Ozmo sa come affondare le mani nel ventre caldo della storia, estrapolandone miti e suggestioni, ricostruendo figure e scene arcaiche alla maniera propria, non escludendo il pop e nemmeno la nostalgia, la solennità e la leggerezza. E guardando alle grandi narrazioni, agli dei, agli eroi, ai reperti, ai simulacri, ai rituali di ieri e alle drammaturgie attuali.
Profilo perfetto per il progetto Trame – Tracce di memoria, ideato dall’Agenzia Creativa The UncommonFactory per la cittadina laziale di Rieti, nella regione storica della Sabina, e finanziato grazie a un bando della Regione Lazio, cofinanziato con i fondi europei per lo sviluppo.
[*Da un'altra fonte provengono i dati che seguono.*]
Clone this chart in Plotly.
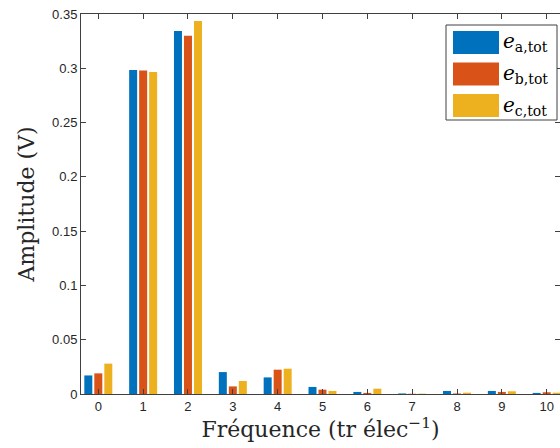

La curatrice, Annalisa Ferraro, lo ha voluto nella squadra di artisti invitati a dialogare con le memorie storiche e artistiche del territorio. E nel suo caso l’impresa è stata poderosa, per certi versi atipica.
Ozmo, a Rieti, ha dipinto il primo murale mai realizzato in Italia sulla facciata di un Tribunale.
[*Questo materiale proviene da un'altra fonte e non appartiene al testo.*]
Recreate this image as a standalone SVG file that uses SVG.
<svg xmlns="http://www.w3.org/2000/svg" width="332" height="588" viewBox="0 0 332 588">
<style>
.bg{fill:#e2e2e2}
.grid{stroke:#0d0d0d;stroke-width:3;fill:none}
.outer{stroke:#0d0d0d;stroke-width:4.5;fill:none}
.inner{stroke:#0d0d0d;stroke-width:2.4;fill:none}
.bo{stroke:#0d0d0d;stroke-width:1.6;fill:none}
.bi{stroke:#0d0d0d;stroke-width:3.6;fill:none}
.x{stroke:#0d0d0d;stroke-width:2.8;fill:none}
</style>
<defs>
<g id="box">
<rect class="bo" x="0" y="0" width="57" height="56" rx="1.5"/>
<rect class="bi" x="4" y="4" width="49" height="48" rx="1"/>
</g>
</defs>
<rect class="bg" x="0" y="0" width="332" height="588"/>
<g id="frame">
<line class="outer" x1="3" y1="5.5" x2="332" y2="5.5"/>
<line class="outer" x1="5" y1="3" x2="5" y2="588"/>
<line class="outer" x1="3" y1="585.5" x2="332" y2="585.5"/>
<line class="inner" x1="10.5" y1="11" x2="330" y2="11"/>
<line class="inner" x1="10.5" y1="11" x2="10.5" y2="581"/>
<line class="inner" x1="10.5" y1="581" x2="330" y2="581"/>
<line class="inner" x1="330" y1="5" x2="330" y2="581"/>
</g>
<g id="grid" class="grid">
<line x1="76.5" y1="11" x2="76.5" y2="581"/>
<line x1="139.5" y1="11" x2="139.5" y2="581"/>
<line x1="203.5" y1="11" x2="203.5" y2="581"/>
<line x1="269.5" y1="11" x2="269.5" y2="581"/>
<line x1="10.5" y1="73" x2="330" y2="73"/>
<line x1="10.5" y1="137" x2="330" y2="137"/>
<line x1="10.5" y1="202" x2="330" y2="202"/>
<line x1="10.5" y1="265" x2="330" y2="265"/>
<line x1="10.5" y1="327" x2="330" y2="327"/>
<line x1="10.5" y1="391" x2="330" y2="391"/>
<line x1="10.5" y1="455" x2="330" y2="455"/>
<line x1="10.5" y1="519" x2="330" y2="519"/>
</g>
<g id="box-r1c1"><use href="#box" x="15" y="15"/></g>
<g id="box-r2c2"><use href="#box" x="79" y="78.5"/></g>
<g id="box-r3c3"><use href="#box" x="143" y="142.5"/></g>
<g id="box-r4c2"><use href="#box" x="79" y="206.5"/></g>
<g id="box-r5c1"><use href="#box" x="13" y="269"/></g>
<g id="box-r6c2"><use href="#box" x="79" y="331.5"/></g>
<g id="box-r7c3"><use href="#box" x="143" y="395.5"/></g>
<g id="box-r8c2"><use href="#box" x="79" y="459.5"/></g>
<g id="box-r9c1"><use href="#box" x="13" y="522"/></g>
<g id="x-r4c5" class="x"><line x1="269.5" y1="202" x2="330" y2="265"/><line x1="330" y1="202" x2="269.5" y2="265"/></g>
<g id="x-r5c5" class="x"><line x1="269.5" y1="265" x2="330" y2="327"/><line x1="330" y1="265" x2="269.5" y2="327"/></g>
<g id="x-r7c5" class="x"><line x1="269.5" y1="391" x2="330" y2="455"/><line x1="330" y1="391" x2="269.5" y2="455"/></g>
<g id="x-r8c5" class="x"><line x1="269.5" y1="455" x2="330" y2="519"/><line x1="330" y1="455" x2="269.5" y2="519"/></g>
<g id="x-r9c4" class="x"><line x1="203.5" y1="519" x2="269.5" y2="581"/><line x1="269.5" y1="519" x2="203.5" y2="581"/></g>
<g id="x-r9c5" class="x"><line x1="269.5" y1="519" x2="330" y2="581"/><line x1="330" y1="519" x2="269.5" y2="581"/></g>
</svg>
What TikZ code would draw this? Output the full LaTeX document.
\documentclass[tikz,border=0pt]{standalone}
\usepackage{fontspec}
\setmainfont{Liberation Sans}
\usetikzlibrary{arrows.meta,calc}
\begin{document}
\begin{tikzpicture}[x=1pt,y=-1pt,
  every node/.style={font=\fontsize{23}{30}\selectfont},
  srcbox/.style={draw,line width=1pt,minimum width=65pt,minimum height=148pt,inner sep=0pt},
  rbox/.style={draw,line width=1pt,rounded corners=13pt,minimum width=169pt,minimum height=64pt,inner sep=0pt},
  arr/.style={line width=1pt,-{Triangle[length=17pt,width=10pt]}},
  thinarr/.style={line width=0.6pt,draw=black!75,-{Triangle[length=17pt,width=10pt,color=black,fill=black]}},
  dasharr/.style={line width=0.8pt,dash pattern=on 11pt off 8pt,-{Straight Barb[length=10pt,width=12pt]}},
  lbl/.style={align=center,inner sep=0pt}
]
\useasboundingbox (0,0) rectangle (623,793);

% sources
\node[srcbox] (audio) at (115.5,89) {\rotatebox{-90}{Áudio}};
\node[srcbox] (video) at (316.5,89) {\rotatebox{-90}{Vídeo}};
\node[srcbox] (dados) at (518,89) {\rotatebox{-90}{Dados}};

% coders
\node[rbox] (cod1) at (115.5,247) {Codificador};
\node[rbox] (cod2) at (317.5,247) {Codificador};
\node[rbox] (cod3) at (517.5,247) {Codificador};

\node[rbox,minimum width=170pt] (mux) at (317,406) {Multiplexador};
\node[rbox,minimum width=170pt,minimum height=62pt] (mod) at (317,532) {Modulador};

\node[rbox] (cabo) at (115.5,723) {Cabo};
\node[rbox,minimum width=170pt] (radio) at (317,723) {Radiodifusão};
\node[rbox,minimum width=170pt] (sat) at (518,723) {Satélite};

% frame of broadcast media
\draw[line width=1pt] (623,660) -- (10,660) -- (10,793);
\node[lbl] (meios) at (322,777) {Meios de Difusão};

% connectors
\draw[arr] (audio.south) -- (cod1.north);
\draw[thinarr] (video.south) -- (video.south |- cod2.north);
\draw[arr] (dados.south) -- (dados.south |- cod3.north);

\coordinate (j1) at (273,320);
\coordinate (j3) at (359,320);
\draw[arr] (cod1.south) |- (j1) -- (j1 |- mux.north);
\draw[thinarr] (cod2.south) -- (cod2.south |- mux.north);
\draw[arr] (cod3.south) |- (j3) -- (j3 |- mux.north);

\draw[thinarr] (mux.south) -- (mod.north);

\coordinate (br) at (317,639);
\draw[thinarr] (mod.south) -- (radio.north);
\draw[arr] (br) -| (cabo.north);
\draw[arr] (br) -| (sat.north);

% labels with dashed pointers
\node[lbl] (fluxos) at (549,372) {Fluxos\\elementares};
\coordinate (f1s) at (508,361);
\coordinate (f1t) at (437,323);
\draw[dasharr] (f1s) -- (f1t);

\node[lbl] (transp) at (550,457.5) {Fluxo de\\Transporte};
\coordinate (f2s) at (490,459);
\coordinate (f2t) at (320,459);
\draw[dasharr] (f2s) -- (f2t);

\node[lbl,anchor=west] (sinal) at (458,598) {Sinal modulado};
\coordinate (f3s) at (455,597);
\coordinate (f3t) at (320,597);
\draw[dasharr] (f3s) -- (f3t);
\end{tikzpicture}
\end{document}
Si intitola Al suono delle trombe e giganteggia oggi su Piazza Bachelet, con tutta la monumentalità severa, eppure dinamica, dell’intreccio dei corpi e dei panneggi.
Un racconto disteso sull’architettura lineare del novecentesco Palazzo di Giustizia, una modulazione solenne di bianchi, grigi, seppia, sapientemente non invasiva, senza contrasti aspri né arroganza.
Il tema figurativo si aggancia al vuoto del piazzale e diventa piano cinematografico, pagina storica, avventura iconografica, teatro delle ombre e delle evocazioni.
Il soggetto è una libera interpretazione di due tesori rietini intrecciati: Il Giudizio Universale, affresco dei fratelli Torresani, gioiello dell’Oratorio di San Pietro Martire, e il cinquecentesco Ratto delle Sabine del Giambologna – scultura custodita nella Loggia dei Lanzi, in piazza della Signoria, a Firenze – forse la più celebre interpretazione di una vicenda mitica, che appartiene alla tradizione del luogo.